The paper went on to report further leaks from Gowdy’s committee about Blumenthal’s testimony, without response from his attorney James Cole (although Schmidt didn’t hesitate to troll Cole on the eve of Blumenthal’s appearance on Capitol Hill). Nor did the paper report that Cole sent several letters to Gowdy, demanding that the committee release Blumenthal’s testimony in full, rather than leaking it in piecemeal drips designed to defame both Blumenthal and Clinton.

Similarly, the Times has given short shrift to statements from Democrats on the Benghazi committee, notably its ranking minority member Elijah Cummings, Jr. and Adam Schiff – both of whom have challenged Gowdy to release Blumenthal’s testimony and stop the majority’s pernicious, unethical leaking. The chief beneficiary of those leaks are Schmidt and the Times, whose editors haven’t hesitated to celebrate its Clinton coverage, despite a deepening credibility gap.

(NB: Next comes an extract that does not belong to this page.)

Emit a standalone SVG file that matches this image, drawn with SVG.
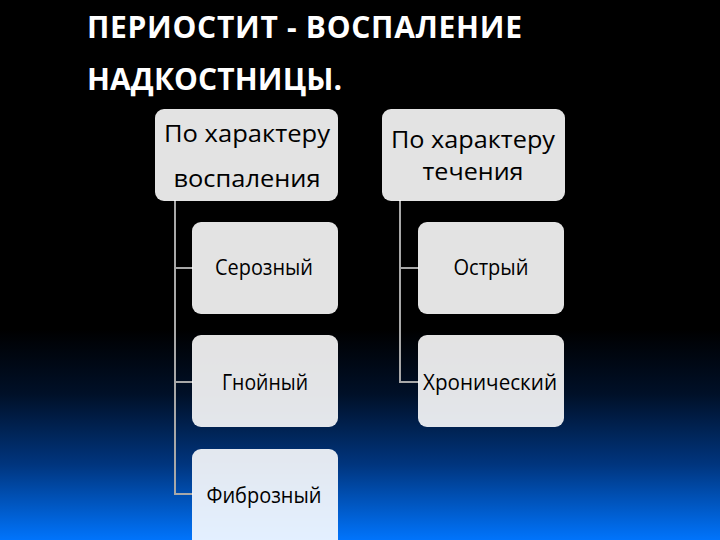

That editorial braggadocio erupted two months ago when Sullivan asked Carolyn Ryan, the paper’s Washington bureau chief, whose personal hostility to Clinton is widely known in the capital, to respond to reader concerns about the paper’s campaign reporting.

“We’ve had extraordinary and world-beating coverage,” said Ryan — who went on to highlight “praise” that she boasted theTimes has earned this year from the likes of Matt Drudge, proprietor of the Drudge Report. Yes, the Drudge Report. Is a blurb on Drudge the standard by which we are now to judge the New York Times? Somewhere the paper’s late, great journalists are whirling in their graves at warp speed.

P.S. Even when the Times publishes a story that is entirely fair to Clinton – as it surely does, of course – the subtext can indicate inherent bias. To take a recent example, in a valuable July 25 article exposing the myriad ways that presidential candidates game the federal campaign finance disclosure system – which they evidently do by assigning expenses illegitimately to gubernatorial and other political committees – the Times noted, many paragraphs down, that one candidate has adopted a “conservative” approach to these practices. In other words, said presidential candidate didn’t cheat like so many of the others (who happen to be Republicans).

That honest politician, who spent her own money and didn’t game the system, was Hillary Clinton. Now given the negative impression of her so often emphasized by Times correspondents and columnists, the fact that the paper’s reporters could find no violation of federal spending rules by her campaign may have merited more than two short paragraphs buried in a lengthy article.

Still further down, the same story describes some of Jeb Bush’s various campaign finance scams and prevarications, noting that his conduct has provoked the Campaign Legal Center, a nonpartisan organization that monitors campaign finance ethics, to file complaints against him with the Justice Department. Don’t wait for any headlines about that “referral” in the paper of record.